• Utrzymują łączność z okrętami podwodnymi uzbrojonymi w rakiety balistyczne (TACAMO) i zdalną kontrolę rakiet międzykontynentalnych Minuteman III (ALCS).
• Maszyna ma 30-osobową załogę, w tym 8-osobowy personel bojowy US Strategic Command.
• USA ma 16 egzemplarzy E-6B Mercury (~570 mln USD każdy); po modernizacji posłużą do 2038 r.
Bazuje na pasażerskim Boeingu 707 i tylko tyle łączy go z cywilną maszyną
E-6B Mercury, bo o nim mowa, to powietrzne stanowisko dowodzenia w przypadku ataku nuklearnego oraz przekaźnik łączności strategicznej Marynarki Wojennej USA. Niedawno taki samolot był widziany w locie na duże ćwiczenia, pod auspicjami Dowództwa Strategicznego USA, w Europie Północnej.
Mercury bazuje na pasażerskim Boeingu 707. I tylko tyle łączy go z cywilną maszyną. Co nieco wiadomo, jak różni się od niej w środku, ale i tak większość danych jest niejawna. 45 m długości, przy podobnej rozpiętości skrzydeł, wysokości prawie 13 m – takie parametry nie są dziś czymś nadzwyczajnym. Respekt budzi już zasięg Mercurego – 12,2 tys. km i jego możliwości tankowania w powietrzu. Załogę Mercurego stanowi… 30 osób, w tym 8-osobowy personel bojowy US Strategic Command (wchodzi w skład 625th Strategic Operations Squadron). Załoga spora, bo i sporo zadań spoczywa na niej do wykonania.
Z ujawnionych to: utrzymywanie łączności z okrętami podwodnymi wyposażonymi w rakiety balistyczne z głowicami jądrowymi (TACAMO) oraz zdalna kontrola (łącznie z odpalaniem) rakiet międzykontynentalnych Minuteman III (ALCS).
Stany Zjednoczone eksploatują obecnie 16 samolotów Boeing E-6B Mercury, stacjonujących w ramach Strategic Communications Wing One. Każdy egzemplarz E-6B kosztuje w przybliżeniu 570 mln USD (flyaway cost).
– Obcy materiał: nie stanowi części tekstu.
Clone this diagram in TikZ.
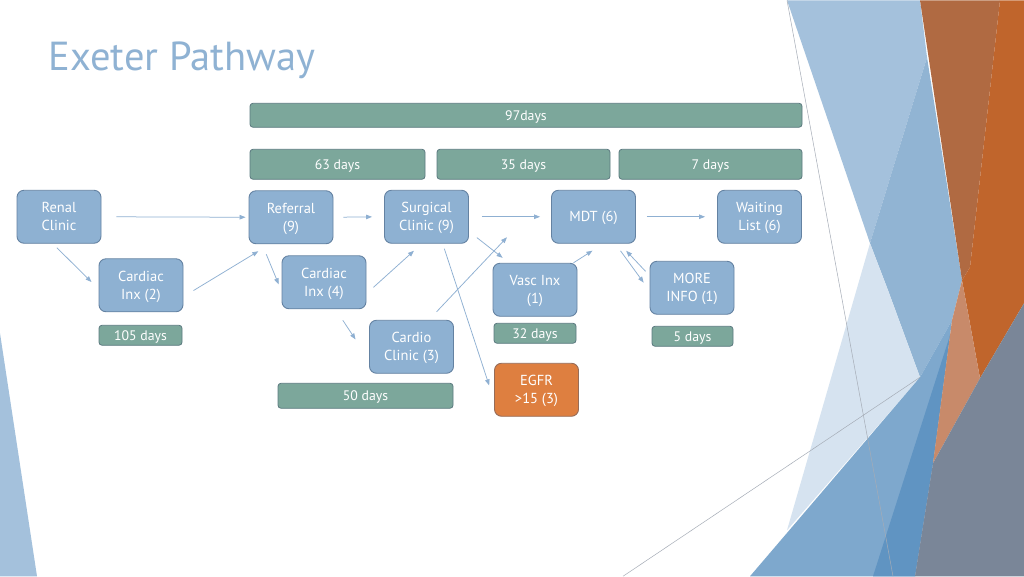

Wartość ta obejmuje wyposażenie w zintegrowane systemy dowodzenia, łączności TACAMO oraz ALCS.
Flyaway cost to cena jednostkowa samolotu w stanie „gotowym do lotu”, obejmująca koszty konstrukcji, silników, podstawowych systemów awioniki i wyposażenia fabrycznego, niezawierająca nakładów na rozwój programu, testy, logistykę, szkolenie załóg ani infrastrukturę lotniskową.

Po 2038 r. Mercurego zastąpi Northrop Grumman E-130J TACAMO
Taka ciekawostka: do utrzymywania i prowadzenia strategicznej łączności w Mercurym służy holowana antena, długości… 4 kilometrów! Dzięki niej możliwe jest uzyskanie łączności na całym globie z okrętami podwodnymi będącymi w zanurzeniu.
Boeing E-6B Mercury wspiera strategiczne bombowce B-2 Spirit podczas długodystansowych misji strategicznych, zapewniając im m.in. łączność i bezpieczny przelot z baz w USA do tymczasowych pozycji w Europie.
Warto wspomnieć, że Mercury będą modernizowane. Northrop Grumman realizuje kontrakt o wartości 111 mln USD na modernizację floty E-6B do standardu Block II. Program ten obejmuje sześć głównych modyfikacji systemu dowodzenia, kontroli i łączności, przy czym kontrakt został przyznany firmie Northrop Grumman zamiast Boeing z przyczyn związanych z ich specjalizacją i możliwościami technicznymi. Program Block II rozpoczął się w lutym 2022 r. z planami ukończenia do 2027 r.
Po modernizacji E-6B będą mogły pozostawać w służbie w amerykańskiej triady nuklearnej do roku 2038, czyli do czasu wprowadzenia do służby następcy. A ma być nim E-130J TACAMO tworzony przez Northrop Grumman.